C’est pourquoi la création de ce Mémorial ACTe est une initiative à suivre. Elle permet, comme souvent en France, de remettre dans une perspective historique, sociologique et culturelle, toute la problématique de l’esclavage, en espérant que l’emporte la logique de la réconciliation plutôt que celle de la division, sur le modèle suivi par le Sénégal. https://cervieres.com/2015/04/28/commemoration-de-la-fin-de-lesclavage-au-senegal/
Marché aux esclaves, Antilles françaises, début du XIXème siècle
Car le risque existe que ne s’engouffrent des excités de toutes sortes pour multiplier simplifications et provocations qui conduiraient à grossièrement falsifier l’histoire au titre, par exemple, de combats nationalistes dont on ne doit oublier que par le passé, ceux-ci firent des victimes (attentats des années 80 en Guadeloupe). http://creoleways.com/2014/10/06/memorial-acte-la-derniere-bombe-de-luc-reinette/
Mais plus important encore que de débattre sans fin entre écoles et chapelles pour l’entretien des querelles historiques sur la traite et l’esclavage, il serait bienvenu que ce paquebot culturel de la mémoire devienne le navire amiral du combat contre toutes les formes d’esclavagisme. https://cervieres.com/2015/02/03/36-millions-desclaves-modernes/
Plantation caféière de la Grivelière à Vieux-Habitants en Guadeloupe
Car le monde n’a jamais eu autant besoin de s’intéresser aux Vivants plutôt qu’aux morts. Et, plutôt que d’exiger des demandes de réparation qui dans l’absolu et le réel sont absurdes, ne serait-ce que pour savoir à qui envoyer le chèque, il devrait être considéré qu’il n’y a pas de meilleure réparation possible que de consacrer moyens et efforts à l’éradication de l’esclavage dans le monde entier.

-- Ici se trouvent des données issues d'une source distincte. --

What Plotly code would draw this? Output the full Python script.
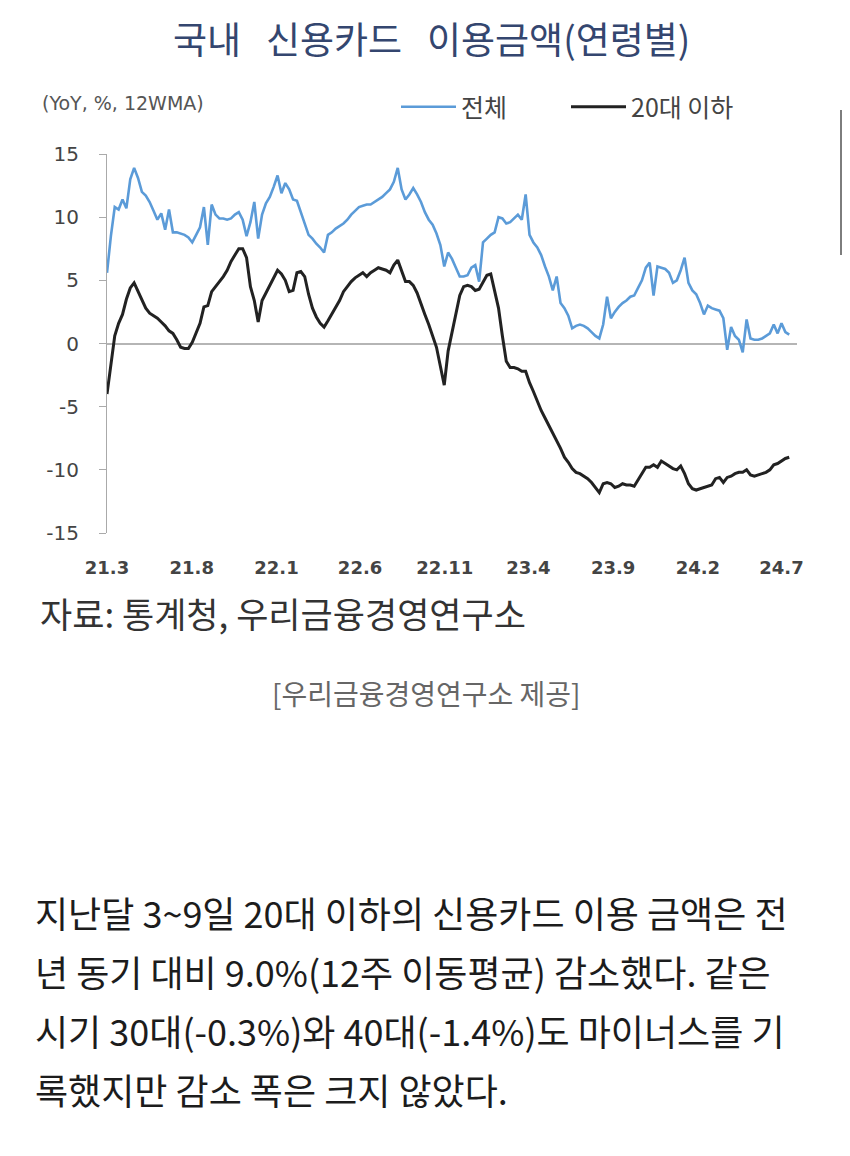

Ils sont excessivement nombreux ceux qui sont aujourd’hui réduits à l’état d’esclaves dans leur propre pays mais le plus souvent dans les pays d’accueil où ils espéraient travailler librement et se retrouvent asservis, privés de passeports, de tous droits, menacés à tous moments d’expulsion sans avoir été payés, sans même parler des enfants exploités ou des esclaves sexuels : le sort de ces travailleurs devenus des esclaves modernes, doit être une préoccupation de tous les jours pour que l’on cherche à ce que leur galère quotidienne ne se perpétue pas et qu’ils retrouvent tous leur liberté.
Et c’est pourquoi, au-delà de simplement honorer la Mémoire de nos pères, il nous faut, chaque jour, nous souvenir que l’esclavage existe toujours, et combattre sans relâche et sans répit, toutes les formes ignominieuses de l’esclavage moderne.